Blue Guards
- Full name: Blue Guards Football Club
- Founded: 1965; 60 years ago
- Manager: Dodie King
| Home colours |

= Blue Guards F.C. =

Blue Guards Football Club is an amateur Filipino association football club that is one of the three guest teams that joined the fifth edition of the United Football League Cup. The team was able to compete in the group stages of the tournament with Dolphins United, Green Archers United, Loyola Meralco Sparks and Philippine Navy, but lost all of its games including a 33–0 defeat against Loyola. This is regarded as one of the most lopsided scores in the history of the United Football League (UFL) since it began a semi-professional league in 2009.

==History==

Blue Guards, founded by Johnny Romualdez, Victor Dualan and a group of friends, is one of three amateur guest football club that joined the 2013 UFL Cup, the other two are Bright Star and Manila Jeepney, some of their players are 40 years old and above featuring some of the members are their goalkeeper Samuel Letargo at 40 years of age, striker Noel Reyes at 48 and perhaps the Philippines' oldest active footballer Mindo Fajardo at the age of 80, also several other players have played for the national team during their times. This is the first time that a team that haven't played the third tier of Weekend Football League endeavor to join a top-flight competition like the UFL Cup.

===2013 season===
In their first match, Green Archers United defeated Blue Guards in a 17–0 scoreline that formerly holds the record in most goals scored in the UFL before the match. It was then followed by another loss against Philippine Navy in a huge 10–0 defeat. On their third game, they faced Division 2 side Dolphins United with an 11–1 loss, this is the only game Blue Guards made a goal against their opponent.

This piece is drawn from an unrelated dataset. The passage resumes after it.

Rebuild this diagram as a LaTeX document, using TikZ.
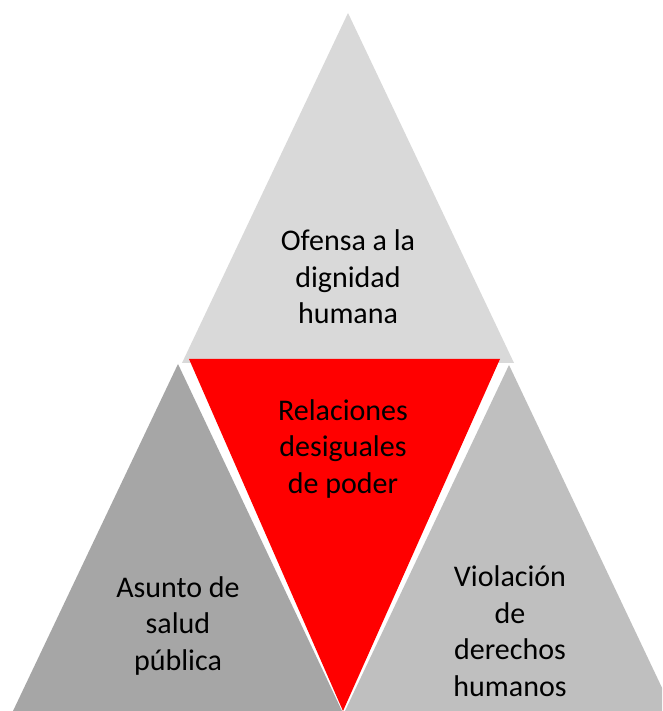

Blue Guards ended their run in the tournament at the bottom of the group standings with a −70 in goal difference in losing to all its matches in double digits.

===0–33 defeat to Loyola Meralco Sparks===
On 30 October 2013, the Loyola Meralco Sparks and Blue Guards battled in the group stages of the 2013 UFL Cup Group E. The match was played at the Emperador Stadium, Fort Bonifacio, Taguig, Philippines. It surpassed the largest winning margin in international association football which is a 31–0 victory of Australia against American Samoa and three goals shy of a 36–0 win of Arbroath over Bon Accord.

====Match summary====
30 October 2013
Loyola Meralco Sparks 33-0 Blue Guards
  Loyola Meralco Sparks: Bonney 1', P. Younghusband 2', 11', 19', 28', 62', 69', 80', 90', Hartmann 8', 17', 18', 46', 55', J. Younghusband 13', 22', 26', 56', 78', Cañedo 15', Lee Young 16', 33', 41', Gould 48', 57', 66', 68', 79', 82', 87', Morallo 54', 64', Greatwich 85'

The match was started when Samuel Bonney scored a goal at the first minute. Then came in the next minute when Phil Younghusband scored his first goal of the game. Soon, after 15 minutes it is 6–0 for Loyola, goals by Matthew Hartmann, James Younghusband, his brother Phil and Robert Cañedo. At the eighteenth minute, Blue Guards got their first counterattack of the game, they breach the defense of Loyola to allow Roger Sulit to have a shot on goal, but it misses. The work continued by Lee Joo-Young and Matthew Hartmann enough to put their club by leading 15 goals. The team was able to hold the score in the last 15 minutes of the first half.

In the second half, a tactical change happened for Blue Guards, they switched their formation into 8–1–1. But after two minutes, Matthew Hartmann scored the first goal of the half. Chad Gould subbed in the game and scored a goal from a free kick at the 48th minute. The scoreline reached 17–0. Gould scored 6 more goals, 3 goals each by Jake Morallo and James Younghusband, and 1 goal each by Simon Greatwich and Matthew Hartmann. Phil Younghusband finished the game by scoring in the 90th minute and in the final minute.

Phil Younghusband scored 8 goals at the match which helped him to become the current scoring leader in the tournament at 18 goals, followed by Chad Gould at seven and five goals a piece to his brother James Younghusband and Matthew Hartmann.